University of Leicester space scientists celebrate success for Gaia
University of Leicester space scientists are celebrating success after the Gaia project, which aims to create a highly accurate 3D map of our galaxy, picked up two prestigious awards for best Space Achievement and best Space Industry/Project Team.
Professor Martin Barstow, Director of the Leicester Institute for Space and Earth Observation and PVC for Strategic Science Projects was one of three Gaia team members to collect the awards presented by astronaut Tim Peake at the UK Space Conference, along with project leader Professor Gerry Gilmore and Simon Hodgkin, both from the University of Cambridge.

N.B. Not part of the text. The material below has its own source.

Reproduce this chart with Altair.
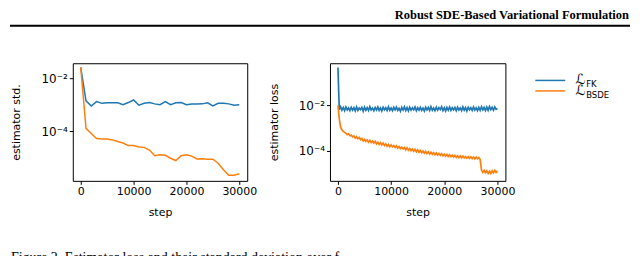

The UK Gaia Science Team won the Space Achievement – Academic Study/Research award for “its role in processing and analysing data from the Gaia star mapping mission as its contribution to the European Data Processing and Analysis Consortium.”
Gaia also won the Industry/Project Team award along with Airbus Defence and Space for “the successful design and manufacture of the Gaia spacecraft and telescope which for the last three years has been accurately measuring the location and motion of the stars.”
The University’s contribution to this international project is led by Professor Barstow and has included Drs Claudio Pagani, Steve Sembay, Andy Read, Duncan Fyfe and Patricio Ortiz. The overall UK Gaia Project is led by Professor Gerry Gilmore from the University of Cambridge. Other partners are University College London, University of Edinburgh, University of Bristol and the Rutherford Appleton Laboratory.
By repeatedly observing a billion stars, with its billion-pixel video camera, the Gaia mission will enable astronomers to determine the origin and evolution of our galaxy whilst also testing gravity, mapping our inner solar system, and uncovering tens of thousands of previously unseen objects, including asteroids in our solar system, planets around nearby stars, and supernovae in other galaxies.
Professor Barstow said: “Gaia is one of the most exciting space missions I have worked on. Its survey of the Galaxy will be in unprecedented detail and will transform astronomy and our understanding of the Universe. Winning these awards topped off a successful few days at the UK Space Conference where the University was also showcasing its ambitions for Space Park Leicester.”
The Sir Arthur Clarke Centenary Awards (also known as the Arthurs) started in 2005 and were held earlier this month at the annual UK Space Conference Gala Dinner in Manchester.
The award is made of glass, and is based on the monolith in Clarke’s 2001: A Space Odyssey, with the same proportions (1:4:9).